Waste volumes, collection, logistics, options for recycling, standardisation and certification activities were also investigated. Customer engagement is also mapped.
* Six pilots were conducted:
- pilot 1: cLaminate: use of 100% recycled wood fibres in HDF could be shown. cTextile: fusionbonding of piles combined with powder scattering proved to be a viable way to produce 'monomaterial' PA6 carpets (85% PA6 content). cVinyl: In cushion vinyl, using the plastisol technology, only 10 wt% rPVC can be used without impairing the technical
performance. In LVT (produced via extrusion), 100% of virgin PVC can be replaced by rRPV. Bioflooring: the use of different waste streams was assessed, showing potential to use
- pilot 2: An identification and sorting line was built, allowing identification of flooring waste via NIR spectroscopy, RFID and QR code reading. By means of vacuum grippers the different flooring waste streams could be sorted out. The pilot line could demonstrate the feasibility of these technologies.
- pilot 3: The PolySep technology (solvent based delamination of multilayered materials) was in its current design not suited to separate the constituents of carpets or vinyl flooring.

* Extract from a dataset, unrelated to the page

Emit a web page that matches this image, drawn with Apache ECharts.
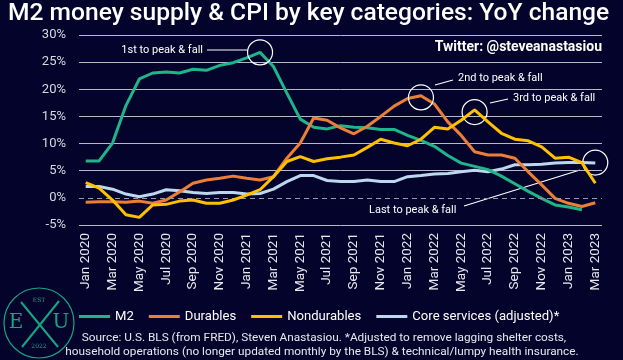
<!DOCTYPE html>
<html>
<head>
<meta charset="utf-8">
<script src="https://cdn.jsdelivr.net/npm/echarts@6/dist/echarts.min.js"></script>
<style>
html,body{margin:0;padding:0;background:#03032b;}
#c{width:623px;height:360px;}
</style>
</head>
<body>
<div id="c"></div>
<script>
const categories = ['Jan 2020','Feb 2020','Mar 2020','Apr 2020','May 2020','Jun 2020','Jul 2020','Aug 2020','Sep 2020','Oct 2020','Nov 2020','Dec 2020',
 'Jan 2021','Feb 2021','Mar 2021','Apr 2021','May 2021','Jun 2021','Jul 2021','Aug 2021','Sep 2021','Oct 2021','Nov 2021','Dec 2021',
 'Jan 2022','Feb 2022','Mar 2022','Apr 2022','May 2022','Jun 2022','Jul 2022','Aug 2022','Sep 2022','Oct 2022','Nov 2022','Dec 2022',
 'Jan 2023','Feb 2023','Mar 2023'];
const m2 = [6.8,6.8,10.1,17.0,21.9,23.0,23.2,23.0,23.7,23.5,24.4,24.9,25.8,26.8,24.2,19.3,14.5,13.0,12.7,13.3,13.0,12.9,12.6,12.6,11.5,10.6,9.5,7.8,6.4,5.8,5.2,4.0,2.6,1.2,-0.1,-1.3,-1.7,-2.2,null];
const durables = [-0.8,-0.7,-0.7,-0.8,-0.6,-1.0,-0.4,1.1,2.7,3.3,3.6,4.0,3.6,3.3,3.9,7.3,10.1,14.7,14.3,12.9,11.8,13.2,15.0,16.9,18.3,18.8,17.3,14.0,11.5,8.5,7.9,7.9,7.3,4.8,2.4,-0.1,-1.0,-1.6,-0.9];
const nondurables = [2.8,1.8,-0.4,-3.1,-3.6,-1.3,-1.2,-0.6,-0.4,-1.0,-1.0,-0.4,0.5,1.5,3.9,6.7,7.6,6.7,7.2,7.5,7.9,9.3,10.8,10.1,9.6,10.8,13.0,12.7,14.3,16.2,14.0,11.9,10.8,10.5,9.4,7.3,7.5,6.5,2.7];
const coreServices = [2.1,2.1,1.6,0.7,0.2,0.7,1.5,1.3,1.0,0.8,1.0,1.0,0.7,0.8,1.6,3.0,4.1,4.1,3.2,3.0,3.0,3.3,3.0,3.0,3.9,4.1,4.4,4.5,4.8,5.1,4.8,5.3,6.1,6.1,6.2,6.4,6.5,6.5,6.4];
const yTicks = [-5,0,5,10,15,20,25,30];

const colors = {m2:'#1db589', dur:'#ec7f36', non:'#ffc000', core:'#bdd7ee'};
const FONT = 'Roboto';

function circleMark(idx, val){
  return {
    symbol:'circle', symbolSize:25, silent:true,
    itemStyle:{color:'rgba(0,0,0,0)', borderColor:'#ffffff', borderWidth:1.2},
    label:{show:false},
    data:[{coord:[idx, val]}]
  };
}

const option = {
  backgroundColor:'#03032b',
  animation:false,
  textStyle:{fontFamily:FONT},
  grid:{left:79, right:21, top:35, height:190, containLabel:false},
  xAxis:{
    type:'category', data:categories, boundaryGap:true,
    axisLine:{show:false}, axisTick:{show:false},
    axisLabel:{interval:1, rotate:90, color:'#e8e8ee', fontSize:13.5, fontFamily:FONT, margin:8}
  },
  yAxis:{
    type:'value', min:-5, max:30, interval:5,
    axisLine:{show:false}, axisTick:{show:false},
    axisLabel:{formatter:v=>v+'%', color:'#d8d8e0', fontSize:13, fontFamily:FONT, margin:13},
    splitLine:{show:true, lineStyle:{color:yTicks.map(t=> t===0 ? 'rgba(0,0,0,0)' : '#b9b9c4'), width:1}}
  },
  legend:{
    bottom:32, left:74, icon:'rect', itemWidth:31, itemHeight:3, itemGap:15, itemStyle:{borderWidth:0},
    textStyle:{color:'#ffffff', fontSize:13.1, fontFamily:FONT},
    data:['M2','Durables','Nondurables','Core services (adjusted)*']
  },
  series:[
    {name:'Core services (adjusted)*', type:'line', data:coreServices, symbol:'none', z:2,
     lineStyle:{color:colors.core, width:3}, itemStyle:{color:colors.core},
     markLine:{silent:true, symbol:'none', label:{show:false},
       lineStyle:{color:'#9a9aa8', type:[5,4], width:1.2}, data:[{yAxis:0}]},
     markPoint:circleMark(38, 6.5)},
    {name:'M2', type:'line', data:m2, symbol:'none', z:3,
     lineStyle:{color:colors.m2, width:3}, itemStyle:{color:colors.m2},
     markPoint:circleMark(13, 26.8)},
    {name:'Durables', type:'line', data:durables, symbol:'none', z:4,
     lineStyle:{color:colors.dur, width:3}, itemStyle:{color:colors.dur},
     markPoint:circleMark(25, 18.5)},
    {name:'Nondurables', type:'line', data:nondurables, symbol:'none', z:5,
     lineStyle:{color:colors.non, width:3}, itemStyle:{color:colors.non},
     markPoint:circleMark(29, 15.8)}
  ],
  graphic:[
    {type:'text', left:8, top:1, style:{text:'M2 money supply & CPI by key categories: YoY change', fill:'#ffffff', font:'500 24.6px '+FONT}},
    {type:'text', right:21, top:40, style:{text:'Twitter: @steveanastasiou', fill:'#ffffff', font:'bold 14px '+FONT, align:'right'}},
    // annotations
    {type:'text', x:203, y:50, style:{text:'1st to peak & fall', fill:'#ffffff', font:'11px '+FONT, align:'right', verticalAlign:'middle'}},
    {type:'line', shape:{x1:207, y1:50, x2:247, y2:50}, style:{stroke:'#ffffff', lineWidth:1.2}},
    {type:'text', x:458, y:78, style:{text:'2nd to peak & fall', fill:'#ffffff', font:'11px '+FONT, align:'left', verticalAlign:'middle'}},
    {type:'line', shape:{x1:453, y1:80, x2:435, y2:85}, style:{stroke:'#ffffff', lineWidth:1.2}},
    {type:'text', x:513, y:98, style:{text:'3rd to peak & fall', fill:'#ffffff', font:'11px '+FONT, align:'left', verticalAlign:'middle'}},
    {type:'line', shape:{x1:508, y1:99, x2:490, y2:103}, style:{stroke:'#ffffff', lineWidth:1.2}},
    {type:'text', x:369, y:210, style:{text:'Last to peak & fall', fill:'#ffffff', font:'11px '+FONT, align:'left', verticalAlign:'middle'}},
    {type:'line', shape:{x1:464, y1:206, x2:580, y2:170}, style:{stroke:'#ffffff', lineWidth:1.2}},
    // source
    {type:'text', x:324, y:338, style:{text:'Source: U.S. BLS (from FRED), Steven Anastasiou. *Adjusted to remove lagging shelter costs,', fill:'#e8e8ee', font:'11.8px '+FONT, align:'center', verticalAlign:'middle'}},
    {type:'text', x:322, y:352, style:{text:'household operations (no longer updated monthly by the BLS) & technical/lumpy health insurance.', fill:'#e8e8ee', font:'11.8px '+FONT, align:'center', verticalAlign:'middle'}},
    // logo
    {type:'circle', shape:{cx:39, cy:323, r:35}, style:{fill:'none', stroke:'#16a583', lineWidth:1.2}},
    {type:'line', shape:{x1:21, y1:302, x2:58, y2:347}, style:{stroke:'#16a583', lineWidth:2}},
    {type:'line', shape:{x1:59, y1:301, x2:22, y2:347}, style:{stroke:'#16a583', lineWidth:2}},
    {type:'text', x:16, y:323, style:{text:'E', fill:'#16a583', font:'20px "DejaVu Serif", serif', align:'center', verticalAlign:'middle'}},
    {type:'text', x:61, y:323, style:{text:'U', fill:'#16a583', font:'20px "DejaVu Serif", serif', align:'center', verticalAlign:'middle'}},
    {type:'text', x:39, y:300, style:{text:'EST', fill:'#16a583', font:'6px "DejaVu Serif", serif', align:'center', verticalAlign:'middle'}},
    {type:'text', x:39, y:346, style:{text:'2022', fill:'#16a583', font:'6px "DejaVu Serif", serif', align:'center', verticalAlign:'middle'}}
  ]
};

const chart = echarts.init(document.getElementById('c'), null, {renderer:'canvas'});
chart.setOption(option);
</script>
</body>
</html>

The fluffy nature of shredded carpet blocked the line, and the different constituents of PVC/PET vinyl flooring could not be completely separated.
- pilot 4: This pilot line, based on steam explosion, has shown it capability to convert EoL laminate into regained wood fibres. Efficiencies over 90% were obtained, and an output of more than 1 ton/hour was achieved. The laminate recycling line is currently being upscaled by Unilin (referred to as Osiris technology) to industrial scale
(10 ton/hour).
- pilot 5: Both LVT and cushion vinyl can be mechanically recycled. After micronisation, the recycled PVC (rPVC) can be reintroduced into flooring. Cushion vinyl including 5 wt% rPVC and LVT including 100% rPVC could be made on industrial scale. rPVC stemming from window profiles can also be introduced in LVT. Opposite, 5 wt% to 10 wt% rPVC
from LVT can be introduced in the window profiles or thermal reinforcement of window profiles.
- pilot 6: The circularity of a 'monomaterial' carpet could be demonstrated. A broadloom (85% PA6) was produced using recycled PA6 (Econyl). Next, small scale installation trials were performed, showing that a tackifier can be used for clean uplifting. The use phase was demonstrated. After use, the carpet was chemically recycled and
reconverted to new Econyl. The separation layer concept based on a PO hotmelt (triggered by heating) was proven for a broadloom carpet and a carpet tile. A separation layer which can be triggered via solvents was also demonstrated for carpet tiles.
* A Transition Support tool, guiding people to implementation of a circular economy approach, was developed and is available on the CISUFLO website.
* Finally, Life Cycle Analysis (LCA), Techno-economic assessments (TEA), social Life Cycle Analysis (s-LCA), scenario analyses and circularity assessments have been performed for the different flooring types, showing the benefit to recycle flooring.